Omit all images, then return the remaining material exactly as it stands.

───── DATA ─────

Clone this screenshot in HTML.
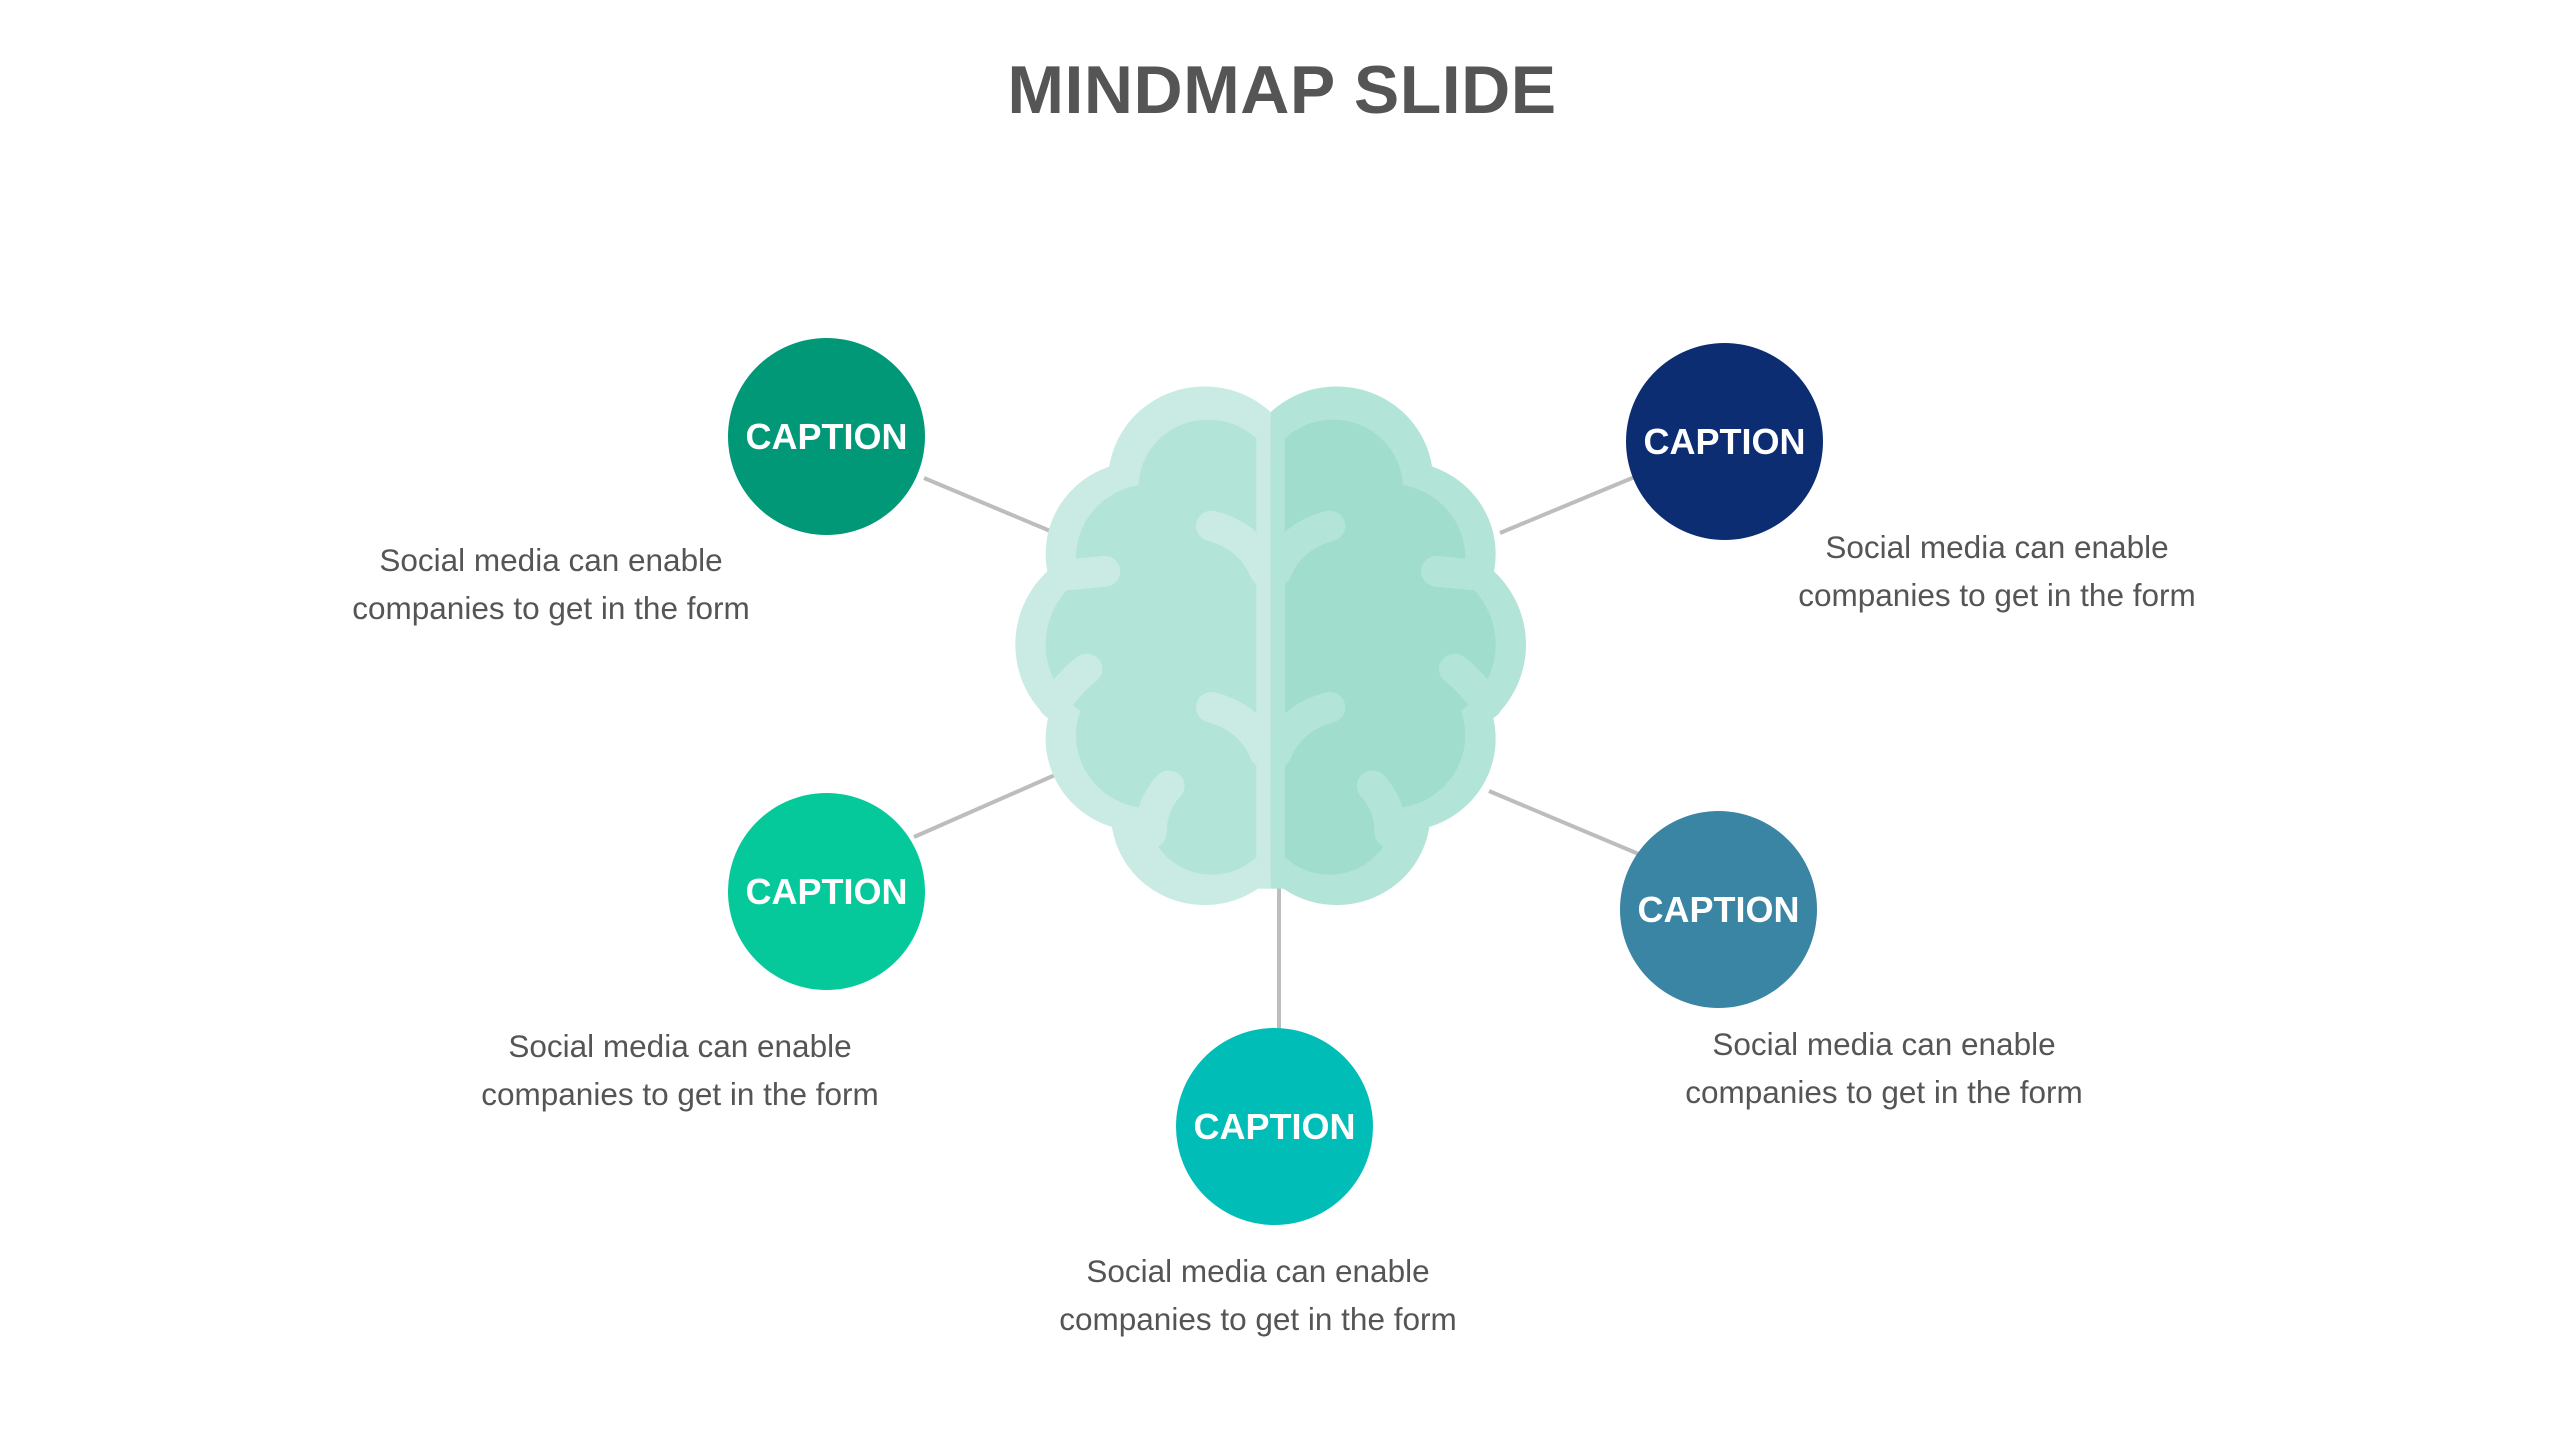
<!DOCTYPE html>
<html><head><meta charset="utf-8"><style>
html,body{margin:0;padding:0;background:#fff;}
body{width:2559px;height:1440px;position:relative;overflow:hidden;font-family:"Liberation Sans",sans-serif;}
.title{position:absolute;left:0;width:2564px;top:51px;text-align:center;font-size:68px;font-weight:bold;color:#555;letter-spacing:0.5px;}
.c{position:absolute;width:197px;height:197px;border-radius:50%;color:#fff;font-weight:bold;font-size:36px;display:flex;align-items:center;justify-content:center;}
.t{position:absolute;width:600px;text-align:center;font-size:31.5px;line-height:48px;color:#555;}
</style></head><body>
<div class="title">MINDMAP SLIDE</div>
<svg style="position:absolute;left:0;top:0" width="2559" height="1440">
<g stroke="#bdbdbd" stroke-width="4">
<line x1="924" y1="478" x2="1055" y2="533"/>
<line x1="1637" y1="476" x2="1500" y2="533"/>
<line x1="914" y1="837" x2="1055" y2="775"/>
<line x1="1641" y1="855" x2="1489" y2="791"/>
<line x1="1279" y1="880" x2="1279" y2="1031"/>
</g>
</svg>
<svg style="position:absolute;left:1001px;top:376px" width="560" height="565" viewBox="0 0 1568 1620" preserveAspectRatio="none">
<defs>
<clipPath id="L"><rect x="0" y="0" width="755" height="1620"/></clipPath>
<g id="outer">
<circle cx="570" cy="300" r="270"/><circle cx="390" cy="510" r="265"/><circle cx="330" cy="770" r="290"/><circle cx="390" cy="1040" r="265"/><circle cx="570" cy="1255" r="262"/><rect x="390" y="300" width="380" height="960"/>
</g>
<g id="inner">
<circle cx="580" cy="320" r="195"/><circle cx="420" cy="520" r="210"/><circle cx="360" cy="770" r="235"/><circle cx="420" cy="1030" r="210"/><circle cx="590" cy="1250" r="180"/><rect x="420" y="320" width="295" height="930"/>
</g>
<g id="br" fill="none" stroke-width="88" stroke-linecap="round">
<path d="M290,560 L190,570"/><path d="M240,840 Q190,880 150,940"/><path d="M470,1175 Q420,1230 420,1310"/><path d="M590,430 Q700,460 740,560"/><path d="M590,950 Q700,980 740,1080"/>
</g>
</defs>
<g clip-path="url(#L)">
<use href="#outer" fill="#c9ebe3"/><use href="#inner" fill="#b2e4d8"/><use href="#br" stroke="#c9ebe3"/>
<rect x="715" y="120" width="45" height="1350" fill="#c9ebe3"/>
</g>
<g transform="translate(1510,0) scale(-1,1)">
<g clip-path="url(#L)">
<use href="#outer" fill="#b2e4d8"/><use href="#inner" fill="#a0ddcd"/><use href="#br" stroke="#b2e4d8"/>
<rect x="715" y="120" width="45" height="1350" fill="#b2e4d8"/>
</g>
</g>
</svg>
<div class="c" style="left:728px;top:338px;background:#009877">CAPTION</div>
<div class="c" style="left:1626px;top:343px;background:#0d2d73">CAPTION</div>
<div class="c" style="left:728px;top:793px;background:#05c99a">CAPTION</div>
<div class="c" style="left:1620px;top:811px;background:#3a84a4">CAPTION</div>
<div class="c" style="left:1176px;top:1028px;background:#00bdb8">CAPTION</div>
<div class="t" style="left:251px;top:536px">Social media can enable<br>companies to get in the form</div>
<div class="t" style="left:1697px;top:523px">Social media can enable<br>companies to get in the form</div>
<div class="t" style="left:380px;top:1022px">Social media can enable<br>companies to get in the form</div>
<div class="t" style="left:1584px;top:1020px">Social media can enable<br>companies to get in the form</div>
<div class="t" style="left:958px;top:1247px">Social media can enable<br>companies to get in the form</div>
</body></html>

─────

■ CORRECT RESPONSE:
Clone this screenshot in HTML.
<!DOCTYPE html>
<html><head><meta charset="utf-8"><style>
html,body{margin:0;padding:0;background:#fff;}
body{width:2559px;height:1440px;position:relative;overflow:hidden;font-family:"Liberation Sans",sans-serif;}
.title{position:absolute;left:0;width:2564px;top:51px;text-align:center;font-size:68px;font-weight:bold;color:#555;letter-spacing:0.5px;}
.c{position:absolute;width:197px;height:197px;border-radius:50%;color:#fff;font-weight:bold;font-size:36px;display:flex;align-items:center;justify-content:center;}
.t{position:absolute;width:600px;text-align:center;font-size:31.5px;line-height:48px;color:#555;}
</style></head><body>
<div class="title">MINDMAP SLIDE</div>
<svg style="position:absolute;left:0;top:0" width="2559" height="1440">
<g stroke="#bdbdbd" stroke-width="4">
<line x1="924" y1="478" x2="1055" y2="533"/>
<line x1="1637" y1="476" x2="1500" y2="533"/>
<line x1="914" y1="837" x2="1055" y2="775"/>
<line x1="1641" y1="855" x2="1489" y2="791"/>
<line x1="1279" y1="880" x2="1279" y2="1031"/>
</g>
</svg>
<svg style="position:absolute;left:1001px;top:376px" width="560" height="565" viewBox="0 0 1568 1620" preserveAspectRatio="none">
<defs>
<clipPath id="L"><rect x="0" y="0" width="755" height="1620"/></clipPath>
<g id="outer">
<circle cx="570" cy="300" r="270"/><circle cx="390" cy="510" r="265"/><circle cx="330" cy="770" r="290"/><circle cx="390" cy="1040" r="265"/><circle cx="570" cy="1255" r="262"/><rect x="390" y="300" width="380" height="960"/>
</g>
<g id="inner">
<circle cx="580" cy="320" r="195"/><circle cx="420" cy="520" r="210"/><circle cx="360" cy="770" r="235"/><circle cx="420" cy="1030" r="210"/><circle cx="590" cy="1250" r="180"/><rect x="420" y="320" width="295" height="930"/>
</g>
<g id="br" fill="none" stroke-width="88" stroke-linecap="round">
<path d="M290,560 L190,570"/><path d="M240,840 Q190,880 150,940"/><path d="M470,1175 Q420,1230 420,1310"/><path d="M590,430 Q700,460 740,560"/><path d="M590,950 Q700,980 740,1080"/>
</g>
</defs>
<g clip-path="url(#L)">
<use href="#outer" fill="#c9ebe3"/><use href="#inner" fill="#b2e4d8"/><use href="#br" stroke="#c9ebe3"/>
<rect x="715" y="120" width="45" height="1350" fill="#c9ebe3"/>
</g>
<g transform="translate(1510,0) scale(-1,1)">
<g clip-path="url(#L)">
<use href="#outer" fill="#b2e4d8"/><use href="#inner" fill="#a0ddcd"/><use href="#br" stroke="#b2e4d8"/>
<rect x="715" y="120" width="45" height="1350" fill="#b2e4d8"/>
</g>
</g>
</svg>
<div class="c" style="left:728px;top:338px;background:#009877">CAPTION</div>
<div class="c" style="left:1626px;top:343px;background:#0d2d73">CAPTION</div>
<div class="c" style="left:728px;top:793px;background:#05c99a">CAPTION</div>
<div class="c" style="left:1620px;top:811px;background:#3a84a4">CAPTION</div>
<div class="c" style="left:1176px;top:1028px;background:#00bdb8">CAPTION</div>
<div class="t" style="left:251px;top:536px">Social media can enable<br>companies to get in the form</div>
<div class="t" style="left:1697px;top:523px">Social media can enable<br>companies to get in the form</div>
<div class="t" style="left:380px;top:1022px">Social media can enable<br>companies to get in the form</div>
<div class="t" style="left:1584px;top:1020px">Social media can enable<br>companies to get in the form</div>
<div class="t" style="left:958px;top:1247px">Social media can enable<br>companies to get in the form</div>
</body></html>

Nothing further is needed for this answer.